Por ação ou omissão, é hora de decidir por arrocho ou avacalhação do teto
Existem três hipóteses para o começo de 2021: 1) um arrocho por inércia dos gastos do governo federal; 2) um arrocho conflituoso, que depende de mudanças da Constituição; 3) uma avacalhação do limite de gastos federais, o “teto”. O ritmo de despiora da economia e a popularidade de Jair Bolsonaro dependem da decisão que será tomada (por ação ou omissão).
Se vier uma vacina no início do ano, haverá um choque favorável de expectativas, claro. Seus efeitos práticos, ao menos econômicos, apareceriam na segunda metade do ano, porém. Nem é bom pensar no que aconteceria em caso de repique relevante do número de infecções, agora ou até o Carnaval mudo de 2021. Mesmo no melhor cenário para a epidemia, o gasto do governo terá papel dominante.
Faz meses que esse é o assunto maior e mais urgente da economia, discussão empurrada com a barriga pelo governo, em particular desde o início de outubro. Passada a distração das eleições, o muro do final do ano parlamentar e do problema do gasto estará a palmos dos nossos narizes. Qual o risco de quebrarmos a cara?
No cenário de “arrocho por inércia”, o governo não aprova medida alguma de corte relevante de despesas. Corta mais um pouco, a fim de respeitar o teto, de início talvez até mais, pois é grande a possibilidade de o governo federal não ter um Orçamento aprovado no início do ano (o que exigirá um escalonamento de despesas mais comedido). Nesse cenário, não haverá Renda Brasil, Bolsa Família encorpado ou coisa que o valha. Os pobres desempregados irão à miséria e haveria um impacto mais forte na capacidade de consumo.

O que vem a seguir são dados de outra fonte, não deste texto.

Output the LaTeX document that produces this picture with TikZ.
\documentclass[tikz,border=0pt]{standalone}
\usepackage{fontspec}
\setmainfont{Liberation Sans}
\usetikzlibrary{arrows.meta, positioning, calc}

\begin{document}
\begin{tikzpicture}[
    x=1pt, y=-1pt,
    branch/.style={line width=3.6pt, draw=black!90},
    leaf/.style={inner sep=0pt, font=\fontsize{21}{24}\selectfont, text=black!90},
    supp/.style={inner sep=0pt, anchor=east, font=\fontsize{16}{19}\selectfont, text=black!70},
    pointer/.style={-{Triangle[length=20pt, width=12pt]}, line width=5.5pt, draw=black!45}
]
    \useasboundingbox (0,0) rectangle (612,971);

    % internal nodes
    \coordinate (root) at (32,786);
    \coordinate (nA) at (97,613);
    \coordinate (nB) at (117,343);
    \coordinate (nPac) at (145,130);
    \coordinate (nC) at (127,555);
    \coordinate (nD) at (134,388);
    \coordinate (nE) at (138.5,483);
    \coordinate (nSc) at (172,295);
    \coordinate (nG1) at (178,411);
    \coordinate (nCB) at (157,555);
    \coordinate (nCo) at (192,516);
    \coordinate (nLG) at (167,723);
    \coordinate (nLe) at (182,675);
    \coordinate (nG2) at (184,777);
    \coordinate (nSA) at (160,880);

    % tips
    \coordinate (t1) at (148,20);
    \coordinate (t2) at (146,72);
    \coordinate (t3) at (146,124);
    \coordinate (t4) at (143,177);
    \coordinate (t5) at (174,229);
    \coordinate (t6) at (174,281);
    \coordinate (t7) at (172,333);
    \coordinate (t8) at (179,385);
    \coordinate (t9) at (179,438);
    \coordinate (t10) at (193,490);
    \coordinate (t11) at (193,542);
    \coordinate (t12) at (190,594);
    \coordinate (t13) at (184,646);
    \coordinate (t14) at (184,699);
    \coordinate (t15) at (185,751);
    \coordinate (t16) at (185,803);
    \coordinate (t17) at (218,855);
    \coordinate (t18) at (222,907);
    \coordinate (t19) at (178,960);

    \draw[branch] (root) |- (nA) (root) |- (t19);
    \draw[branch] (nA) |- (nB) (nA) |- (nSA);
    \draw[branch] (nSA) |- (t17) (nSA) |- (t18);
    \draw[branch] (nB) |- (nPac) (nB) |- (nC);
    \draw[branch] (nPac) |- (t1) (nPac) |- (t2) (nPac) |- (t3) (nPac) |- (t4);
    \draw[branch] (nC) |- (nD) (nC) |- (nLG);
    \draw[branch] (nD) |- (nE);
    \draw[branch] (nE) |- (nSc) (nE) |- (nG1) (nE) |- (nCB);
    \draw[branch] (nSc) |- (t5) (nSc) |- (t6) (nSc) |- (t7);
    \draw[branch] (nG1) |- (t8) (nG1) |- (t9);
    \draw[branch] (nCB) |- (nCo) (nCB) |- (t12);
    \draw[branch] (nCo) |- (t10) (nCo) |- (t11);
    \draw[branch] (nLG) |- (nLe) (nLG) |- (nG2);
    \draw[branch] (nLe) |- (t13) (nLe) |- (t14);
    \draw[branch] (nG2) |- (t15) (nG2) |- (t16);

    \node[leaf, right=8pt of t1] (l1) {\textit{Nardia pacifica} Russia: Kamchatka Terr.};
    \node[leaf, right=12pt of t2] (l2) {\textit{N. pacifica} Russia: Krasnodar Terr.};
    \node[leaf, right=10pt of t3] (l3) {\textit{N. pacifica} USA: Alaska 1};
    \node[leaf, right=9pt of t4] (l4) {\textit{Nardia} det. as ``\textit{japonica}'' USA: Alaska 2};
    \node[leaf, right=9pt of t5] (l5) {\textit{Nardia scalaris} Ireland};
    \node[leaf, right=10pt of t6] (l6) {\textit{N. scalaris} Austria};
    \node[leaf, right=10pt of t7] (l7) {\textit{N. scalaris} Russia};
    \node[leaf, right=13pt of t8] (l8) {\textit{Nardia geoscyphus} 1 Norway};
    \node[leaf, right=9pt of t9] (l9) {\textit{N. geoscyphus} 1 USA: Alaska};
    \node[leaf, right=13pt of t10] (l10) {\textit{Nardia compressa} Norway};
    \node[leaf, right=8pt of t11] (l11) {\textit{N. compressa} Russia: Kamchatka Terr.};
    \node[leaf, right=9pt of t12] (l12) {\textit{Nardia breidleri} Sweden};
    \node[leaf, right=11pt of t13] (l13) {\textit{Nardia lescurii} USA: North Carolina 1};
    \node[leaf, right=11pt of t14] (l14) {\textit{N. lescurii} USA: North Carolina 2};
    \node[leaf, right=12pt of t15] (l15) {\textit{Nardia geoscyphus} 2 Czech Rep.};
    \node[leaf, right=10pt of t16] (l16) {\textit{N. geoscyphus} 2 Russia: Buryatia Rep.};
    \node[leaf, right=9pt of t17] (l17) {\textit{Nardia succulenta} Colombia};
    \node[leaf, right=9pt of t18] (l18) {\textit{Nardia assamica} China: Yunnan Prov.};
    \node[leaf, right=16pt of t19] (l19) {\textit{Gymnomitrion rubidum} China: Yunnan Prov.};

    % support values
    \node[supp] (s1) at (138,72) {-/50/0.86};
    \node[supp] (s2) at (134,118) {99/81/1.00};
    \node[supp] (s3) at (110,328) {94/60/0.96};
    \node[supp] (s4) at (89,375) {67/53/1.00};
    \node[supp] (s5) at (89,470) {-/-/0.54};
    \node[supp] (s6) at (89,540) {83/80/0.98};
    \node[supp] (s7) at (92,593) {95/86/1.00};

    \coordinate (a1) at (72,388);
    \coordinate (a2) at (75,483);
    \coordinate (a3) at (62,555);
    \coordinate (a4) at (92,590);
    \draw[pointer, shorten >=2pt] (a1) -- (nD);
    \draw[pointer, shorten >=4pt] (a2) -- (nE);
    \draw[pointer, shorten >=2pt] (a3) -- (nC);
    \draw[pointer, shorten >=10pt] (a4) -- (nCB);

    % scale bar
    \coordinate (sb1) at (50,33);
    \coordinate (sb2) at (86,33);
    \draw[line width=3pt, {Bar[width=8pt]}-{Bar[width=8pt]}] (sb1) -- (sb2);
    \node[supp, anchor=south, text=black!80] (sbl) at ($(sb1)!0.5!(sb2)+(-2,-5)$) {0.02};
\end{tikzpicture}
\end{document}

Dadas a incompetência e a desumanidade de quem comanda o governo federal, que não sabe fazer coisa melhor, o cenário “arrocho conflituoso” talvez seja o menos mau. Nessa hipótese, governo e Congresso aprovam alguma mudança constitucional que arroche setores específicos. Isto é, cortam salários de servidores ou o abono salarial, por exemplo; pior e improvável, acabam com a despesa mínima federal em saúde e educação. Neste caso, haveria algum troco para dar auxílio aos mais pobres.
No cenário “avacalhação do teto”, governo e/ou Congresso inventam pelo menos uma gambiarra a fim de burlar o limite constitucional de gastos e pagam algum auxílio emergencial ou Bolsa Família menos magro.

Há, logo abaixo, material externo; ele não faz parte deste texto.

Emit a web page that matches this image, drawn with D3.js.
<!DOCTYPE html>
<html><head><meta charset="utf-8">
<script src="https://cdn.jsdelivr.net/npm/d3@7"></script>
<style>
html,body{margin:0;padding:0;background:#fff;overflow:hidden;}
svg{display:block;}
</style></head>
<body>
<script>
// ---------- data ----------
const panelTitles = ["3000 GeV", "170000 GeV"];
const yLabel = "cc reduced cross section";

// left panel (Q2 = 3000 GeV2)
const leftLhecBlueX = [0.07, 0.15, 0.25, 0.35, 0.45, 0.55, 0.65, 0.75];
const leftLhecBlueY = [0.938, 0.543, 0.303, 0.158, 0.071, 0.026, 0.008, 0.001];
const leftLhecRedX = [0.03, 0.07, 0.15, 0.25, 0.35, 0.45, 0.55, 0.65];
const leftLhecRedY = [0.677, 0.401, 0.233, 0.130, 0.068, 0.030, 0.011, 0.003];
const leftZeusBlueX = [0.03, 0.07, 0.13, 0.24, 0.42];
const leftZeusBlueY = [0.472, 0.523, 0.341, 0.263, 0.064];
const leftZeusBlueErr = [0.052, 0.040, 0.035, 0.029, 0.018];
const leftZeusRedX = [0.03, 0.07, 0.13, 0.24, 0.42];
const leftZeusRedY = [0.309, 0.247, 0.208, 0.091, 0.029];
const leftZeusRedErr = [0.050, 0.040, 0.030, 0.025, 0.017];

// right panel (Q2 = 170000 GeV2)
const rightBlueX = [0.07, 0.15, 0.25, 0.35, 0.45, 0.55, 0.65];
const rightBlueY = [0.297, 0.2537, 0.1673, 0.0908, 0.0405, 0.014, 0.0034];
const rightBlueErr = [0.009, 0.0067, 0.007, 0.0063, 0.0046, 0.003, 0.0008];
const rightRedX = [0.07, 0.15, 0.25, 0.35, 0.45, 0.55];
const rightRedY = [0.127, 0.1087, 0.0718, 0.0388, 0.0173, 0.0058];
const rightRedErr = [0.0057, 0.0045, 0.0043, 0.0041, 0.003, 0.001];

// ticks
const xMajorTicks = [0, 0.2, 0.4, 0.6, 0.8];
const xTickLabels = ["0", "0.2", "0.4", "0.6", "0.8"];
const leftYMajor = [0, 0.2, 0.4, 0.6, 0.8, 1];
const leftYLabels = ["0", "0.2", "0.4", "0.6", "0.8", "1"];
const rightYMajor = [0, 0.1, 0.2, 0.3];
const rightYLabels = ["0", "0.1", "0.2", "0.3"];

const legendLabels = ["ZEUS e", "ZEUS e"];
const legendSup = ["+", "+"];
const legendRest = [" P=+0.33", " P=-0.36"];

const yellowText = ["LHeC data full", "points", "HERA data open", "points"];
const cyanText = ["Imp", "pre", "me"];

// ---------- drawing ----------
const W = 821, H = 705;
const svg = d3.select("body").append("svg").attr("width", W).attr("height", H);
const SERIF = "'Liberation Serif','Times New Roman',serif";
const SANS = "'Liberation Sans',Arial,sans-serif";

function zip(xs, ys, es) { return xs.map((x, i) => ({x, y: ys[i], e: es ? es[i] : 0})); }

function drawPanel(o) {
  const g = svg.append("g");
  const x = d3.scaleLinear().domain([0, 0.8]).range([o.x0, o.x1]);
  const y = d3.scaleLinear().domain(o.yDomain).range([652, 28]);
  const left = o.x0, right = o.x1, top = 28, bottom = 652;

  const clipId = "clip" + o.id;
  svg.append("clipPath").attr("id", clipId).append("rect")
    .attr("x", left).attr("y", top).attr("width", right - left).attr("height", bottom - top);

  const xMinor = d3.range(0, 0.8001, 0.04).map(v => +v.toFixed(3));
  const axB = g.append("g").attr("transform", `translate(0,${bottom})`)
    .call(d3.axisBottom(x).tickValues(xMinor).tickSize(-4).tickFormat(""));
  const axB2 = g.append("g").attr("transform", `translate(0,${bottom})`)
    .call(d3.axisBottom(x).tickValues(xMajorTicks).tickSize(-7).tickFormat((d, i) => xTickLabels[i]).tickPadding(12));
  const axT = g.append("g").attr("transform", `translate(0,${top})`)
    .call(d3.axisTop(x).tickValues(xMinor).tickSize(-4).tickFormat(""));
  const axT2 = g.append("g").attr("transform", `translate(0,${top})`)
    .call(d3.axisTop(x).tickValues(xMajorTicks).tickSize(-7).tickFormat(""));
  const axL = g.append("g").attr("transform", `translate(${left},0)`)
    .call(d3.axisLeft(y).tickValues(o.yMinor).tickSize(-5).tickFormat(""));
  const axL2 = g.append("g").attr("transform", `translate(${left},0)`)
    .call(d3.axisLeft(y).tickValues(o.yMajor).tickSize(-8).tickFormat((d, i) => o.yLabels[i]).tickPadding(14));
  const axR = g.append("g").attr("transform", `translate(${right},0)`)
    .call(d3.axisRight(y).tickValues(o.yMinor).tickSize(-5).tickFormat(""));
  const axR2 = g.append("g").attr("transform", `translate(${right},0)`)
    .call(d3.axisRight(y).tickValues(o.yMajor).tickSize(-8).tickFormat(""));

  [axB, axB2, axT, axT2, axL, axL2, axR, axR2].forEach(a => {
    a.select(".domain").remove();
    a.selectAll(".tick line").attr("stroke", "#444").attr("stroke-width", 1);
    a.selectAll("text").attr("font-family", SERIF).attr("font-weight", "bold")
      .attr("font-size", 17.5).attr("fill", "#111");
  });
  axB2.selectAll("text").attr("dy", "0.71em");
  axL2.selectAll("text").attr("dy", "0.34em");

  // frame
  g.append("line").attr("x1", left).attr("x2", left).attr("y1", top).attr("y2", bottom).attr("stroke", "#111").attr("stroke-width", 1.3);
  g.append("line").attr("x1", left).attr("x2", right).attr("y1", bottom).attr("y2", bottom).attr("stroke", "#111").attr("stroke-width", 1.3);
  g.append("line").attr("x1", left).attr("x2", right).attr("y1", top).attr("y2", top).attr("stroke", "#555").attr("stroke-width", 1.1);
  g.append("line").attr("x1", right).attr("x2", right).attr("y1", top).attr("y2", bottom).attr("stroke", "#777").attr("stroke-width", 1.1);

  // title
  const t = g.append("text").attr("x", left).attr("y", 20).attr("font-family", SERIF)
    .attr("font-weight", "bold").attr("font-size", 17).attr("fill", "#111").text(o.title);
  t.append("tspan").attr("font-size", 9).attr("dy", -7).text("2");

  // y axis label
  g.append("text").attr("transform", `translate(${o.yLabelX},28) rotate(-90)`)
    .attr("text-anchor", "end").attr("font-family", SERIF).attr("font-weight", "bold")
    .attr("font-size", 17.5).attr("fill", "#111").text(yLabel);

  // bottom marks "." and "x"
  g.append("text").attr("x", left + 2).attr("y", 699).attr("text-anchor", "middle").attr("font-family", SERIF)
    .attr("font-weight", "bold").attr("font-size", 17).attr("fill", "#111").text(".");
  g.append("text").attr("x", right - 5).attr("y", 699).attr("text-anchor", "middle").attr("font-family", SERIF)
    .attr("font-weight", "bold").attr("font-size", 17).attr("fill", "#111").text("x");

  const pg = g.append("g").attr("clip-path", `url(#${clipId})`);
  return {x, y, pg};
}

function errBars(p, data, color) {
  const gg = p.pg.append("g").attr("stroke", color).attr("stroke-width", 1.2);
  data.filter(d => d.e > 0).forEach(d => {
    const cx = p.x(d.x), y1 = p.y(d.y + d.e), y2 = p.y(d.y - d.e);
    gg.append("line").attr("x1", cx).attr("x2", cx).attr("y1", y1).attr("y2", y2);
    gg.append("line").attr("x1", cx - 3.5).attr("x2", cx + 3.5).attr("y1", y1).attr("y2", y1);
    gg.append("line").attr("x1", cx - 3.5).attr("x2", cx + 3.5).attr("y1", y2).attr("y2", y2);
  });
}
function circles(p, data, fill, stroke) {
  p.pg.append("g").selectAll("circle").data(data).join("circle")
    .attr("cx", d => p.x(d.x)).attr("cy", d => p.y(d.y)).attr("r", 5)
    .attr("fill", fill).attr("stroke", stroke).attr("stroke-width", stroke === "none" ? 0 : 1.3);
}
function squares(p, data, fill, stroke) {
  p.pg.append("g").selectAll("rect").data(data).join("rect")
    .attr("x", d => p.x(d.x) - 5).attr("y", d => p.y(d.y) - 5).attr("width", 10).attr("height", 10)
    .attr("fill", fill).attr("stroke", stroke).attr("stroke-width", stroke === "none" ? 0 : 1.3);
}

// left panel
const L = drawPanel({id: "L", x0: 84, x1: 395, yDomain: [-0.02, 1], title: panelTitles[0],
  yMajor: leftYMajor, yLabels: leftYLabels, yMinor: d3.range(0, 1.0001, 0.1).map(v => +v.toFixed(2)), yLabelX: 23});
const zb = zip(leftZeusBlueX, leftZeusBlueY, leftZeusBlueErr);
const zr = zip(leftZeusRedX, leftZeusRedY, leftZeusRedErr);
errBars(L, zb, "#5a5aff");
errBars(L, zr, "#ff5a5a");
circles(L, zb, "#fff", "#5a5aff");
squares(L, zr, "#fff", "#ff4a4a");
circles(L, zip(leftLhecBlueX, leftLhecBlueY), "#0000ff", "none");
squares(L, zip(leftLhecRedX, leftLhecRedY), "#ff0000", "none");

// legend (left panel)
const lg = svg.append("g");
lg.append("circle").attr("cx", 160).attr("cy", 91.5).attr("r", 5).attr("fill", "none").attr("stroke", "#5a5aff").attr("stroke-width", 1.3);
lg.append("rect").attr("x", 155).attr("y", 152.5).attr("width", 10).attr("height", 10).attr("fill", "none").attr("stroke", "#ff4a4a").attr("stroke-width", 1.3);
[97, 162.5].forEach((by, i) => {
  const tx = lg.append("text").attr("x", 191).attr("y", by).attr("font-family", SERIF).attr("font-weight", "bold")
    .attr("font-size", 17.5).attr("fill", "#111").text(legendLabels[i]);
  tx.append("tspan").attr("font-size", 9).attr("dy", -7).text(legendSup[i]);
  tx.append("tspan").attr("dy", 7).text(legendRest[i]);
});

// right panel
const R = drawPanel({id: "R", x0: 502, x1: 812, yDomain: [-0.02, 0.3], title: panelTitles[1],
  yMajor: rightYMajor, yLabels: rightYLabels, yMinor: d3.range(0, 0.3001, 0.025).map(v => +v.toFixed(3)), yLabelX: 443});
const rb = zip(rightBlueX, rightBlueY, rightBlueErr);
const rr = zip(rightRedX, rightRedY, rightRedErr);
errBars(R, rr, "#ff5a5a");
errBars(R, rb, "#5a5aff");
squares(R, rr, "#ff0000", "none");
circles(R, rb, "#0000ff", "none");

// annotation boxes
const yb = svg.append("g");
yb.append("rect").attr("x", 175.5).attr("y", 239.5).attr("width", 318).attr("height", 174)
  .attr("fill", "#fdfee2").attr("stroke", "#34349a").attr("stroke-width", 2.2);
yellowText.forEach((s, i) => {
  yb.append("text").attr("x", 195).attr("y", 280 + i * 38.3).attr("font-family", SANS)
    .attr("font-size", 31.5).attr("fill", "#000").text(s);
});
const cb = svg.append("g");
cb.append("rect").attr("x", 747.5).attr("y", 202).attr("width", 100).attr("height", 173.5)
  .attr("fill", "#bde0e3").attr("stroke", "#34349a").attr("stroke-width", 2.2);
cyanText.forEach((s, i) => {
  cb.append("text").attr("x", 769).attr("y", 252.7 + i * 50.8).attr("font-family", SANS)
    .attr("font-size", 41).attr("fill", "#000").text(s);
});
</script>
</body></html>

O primeiro cenário, de inércia, é o arroz com feijão. Depois de despiorar, a economia se arrasta quase ao passo de 2017-2019. Há uma degradação lenta das expectativas econômicas e, tudo mais constante, do prestígio de Bolsonaro.
No segundo, haveria conflitos políticos sérios com as vítimas específicas do arrocho, melhora mínima do auxílio para pobres e miseráveis, alguma perspectiva melhor de crescimento e um resultado incerto na política.
No terceiro, do teto avacalhado, haveria alguma degradação das condições financeiras (juros em alta, dólar mais caro) e perspectiva de estagnação econômica ou coisa pior, a depender do tamanho da avacalhação e do tumulto financeiro. Note-se que não se discute aqui de revisão ordenada do teto dentro de um plano econômico sério (goste-se ou não da cor ideológica dele), tocado por governo e economistas capazes. Trata-se de avacalhação.
O país não tem nem Orçamento. O Congresso está atolado em disputas sobre seu comando em 2021 e sobre a (suposta) reforma ministerial. Bolsonaro está quase em pânico com o risco de cadeia para o filho Flávio e, pois, de mais revelações sobre os negócios históricos da família. Aumenta o risco de apagão na escuridão do governo.